All the posts | Written on March 29, 2021

How to map your Value Stream?

Value Stream Mapping (VSM) is an extremely important part of the transition process to Kanban. The idea is to put on paper all the steps involved in delivering value to the user (eg. shipping a feature).

From this Value Stream it will be much easier to draw / optimise your Kanban flow. It helps take a step back from what you are trying to achieve and maybe discover new patterns, bottlenecks or Class of Service. It also eventually provides a high level document that can be shown to management or newcomers to give an overview of a team’s overall process.
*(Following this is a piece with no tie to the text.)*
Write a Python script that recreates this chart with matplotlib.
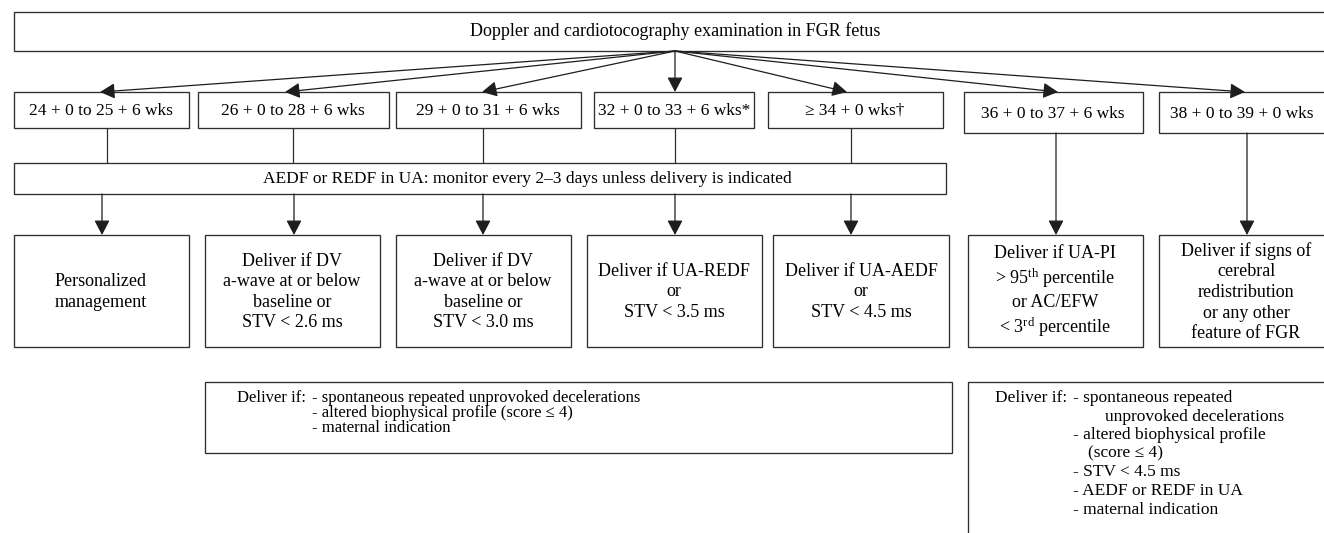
import matplotlib
matplotlib.use("Agg")
import matplotlib.pyplot as plt
from matplotlib.patches import Rectangle

# ---------------- content ----------------
title_text = "Doppler and cardiotocography examination in FGR fetus"
ga_windows = ["24 + 0 to 25 + 6 wks", "26 + 0 to 28 + 6 wks", "29 + 0 to 31 + 6 wks",
              "32 + 0 to 33 + 6 wks*", "\u2265 34 + 0 wks\u2020",
              "36 + 0 to 37 + 6 wks", "38 + 0 to 39 + 0 wks"]
monitor_text = "AEDF or REDF in UA: monitor every 2\u20133 days unless delivery is indicated"
actions = ["Personalized\nmanagement",
           "Deliver if DV\na-wave at or below\nbaseline or\nSTV < 2.6 ms",
           "Deliver if DV\na-wave at or below\nbaseline or\nSTV < 3.0 ms",
           "Deliver if UA-REDF\nor\nSTV < 3.5 ms",
           "Deliver if UA-AEDF\nor\nSTV < 4.5 ms",
           "Deliver if UA-PI\n> 95$^{\\mathrm{th}}$ percentile\nor AC/EFW\n< 3$^{\\mathrm{rd}}$ percentile",
           "Deliver if signs of\ncerebral\nredistribution\nor any other\nfeature of FGR"]
note_lead = "Deliver if:"
note_early_items = ["- spontaneous repeated unprovoked decelerations",
                    "- altered biophysical profile (score \u2264 4)",
                    "- maternal indication"]
note_late_items = ["- spontaneous repeated", "unprovoked decelerations",
                   "- altered biophysical profile", "(score \u2264 4)",
                   "- STV < 4.5 ms", "- AEDF or REDF in UA", "- maternal indication"]

# ---------------- layout ----------------
W, H = 1324, 533
EC = "#2e2e2e"
LW = 0.95
plt.rcParams["font.family"] = ["Liberation Serif", "DejaVu Serif"]
plt.rcParams["mathtext.fontset"] = "custom"
plt.rcParams["mathtext.rm"] = "Liberation Serif"
plt.rcParams["mathtext.it"] = "Liberation Serif:italic"
plt.rcParams["mathtext.bf"] = "Liberation Serif:bold"

fig = plt.figure(figsize=(W / 100, H / 100), dpi=100)
ax = fig.add_axes([0, 0, 1, 1])
ax.set_xlim(0, W)
ax.set_ylim(H, 0)
ax.axis("off")


def box(x0, x1, y0, y1):
    ax.add_patch(Rectangle((x0, y0), x1 - x0, y1 - y0, fill=False,
                           ec=EC, lw=LW, zorder=2))


def arrow(x0, y0, x1, y1):
    ax.annotate("", xy=(x1, y1), xytext=(x0, y0),
                arrowprops=dict(arrowstyle="-|>,head_length=0.9,head_width=0.47",
                                color="#1e1e1e", lw=0.9, shrinkA=0, shrinkB=0,
                                mutation_scale=10), zorder=3)


def line(x0, y0, x1, y1):
    ax.plot([x0, x1], [y0, y1], color=EC, lw=0.9, zorder=1,
            solid_capstyle="butt")


# top box
box(14, 1330, 12, 51)
ax.text(675, 31, title_text, ha="center", va="center", fontsize=13)
origin = (675, 51)

# row 1 (gestational age windows)
row1_x = [(14, 189), (198, 389), (396, 581), (594, 754), (768, 943),
          (964, 1143), (1159, 1330)]
row1_y = [(92, 128)] * 5 + [(92, 133)] * 2
row1_tx = [101, 293, 488, 674, 855, 1053, 1242]
arrow_tips = [100, 285, 482, 675, 847, 1058, 1245]
for (x0, x1), (y0, y1), tx, tip, lab in zip(row1_x, row1_y, row1_tx, arrow_tips, ga_windows):
    box(x0, x1, y0, y1)
    ax.text(tx, (y0 + y1) / 2 + 1, lab, ha="center", va="center", fontsize=12.5)
    arrow(origin[0], origin[1], tip, y0)

# monitor box
box(14, 946, 163, 194)
ax.text(527, 179, monitor_text, ha="center", va="center", fontsize=12.5)
conn_x = [107, 293, 483, 675, 851]
down_x = [102, 294, 483, 675, 851]
for cx, dx in zip(conn_x, down_x):
    line(cx, 128, cx, 163)
    arrow(dx, 194, dx, 235)
for cx in [1056, 1247]:
    arrow(cx, 133, cx, 235)

# bottom decision boxes
row3_x = [(14, 189), (205, 380), (396, 571), (587, 762), (773, 949),
          (968, 1143), (1159, 1330)]
row3_tx = [101, 292, 483, 674, 861, 1055, 1246]
for (x0, x1), tx, lab in zip(row3_x, row3_tx, actions):
    box(x0, x1, 235, 347)
    ax.text(tx, 292, lab, ha="center", va="center", fontsize=13,
            linespacing=1.28)

# note boxes
box(205, 952, 382, 453)
ax.text(306, 398, note_lead, ha="right", va="center", fontsize=12)
for i, t in enumerate(note_early_items):
    ax.text(312, 398 + i * 14.8, t, ha="left", va="center", fontsize=12)

late_indent = [0, 32, 0, 15, 0, 0, 0]
box(968, 1330, 382, 560)
ax.text(1067, 398, note_lead, ha="right", va="center", fontsize=12.5)
for i, (t, ind) in enumerate(zip(note_late_items, late_indent)):
    ax.text(1073 + ind, 398 + i * 18.6, t, ha="left", va="center", fontsize=12.5)

fig.savefig("out.png", dpi=100)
How to map your Value Stream?

The first thing to determine is the scope of your stream. You probably don’t want to start with the whole company but with your team. Once you know the beginning and the end, it is time to record every step. Don’t try to find them all for now, simply focus on the essential. One tip is to use different colours depending on the function in charge of the step (eg. QA, Dev, Ops, Product, etc). Here’s a trivial example:

value stream

You can then iterate, and for each step ask yourself what you’ve forgotten. I strongly recommend doing the whole process either with people from different departments, or at least go ask them questions individually about certain parts of the flow. Maybe some of your steps actually contain important sub-steps that should be shown here. Try to think also about back-links, as it sometimes happen that the team needs to go back to a previous step. Here is an example of how the mapping could evolve:

value stream

Finally, I strongly recommend going through every step to try and estimate how long their completion takes, relatively to the other steps. You can for instance give “1 unit” to the smaller step and derive the others relatively to it. Try also to add roughly the number of people working on it.

All this data will help you structure your flow, find potential bottlenecks and optimisations. You can sometimes realise that an optional step at the end of the flow is always taken into account too late, and actually deserves a specific CoS and flow to parallelise a bit. Taking a step back is always a good idea and you should use every occasion to do it.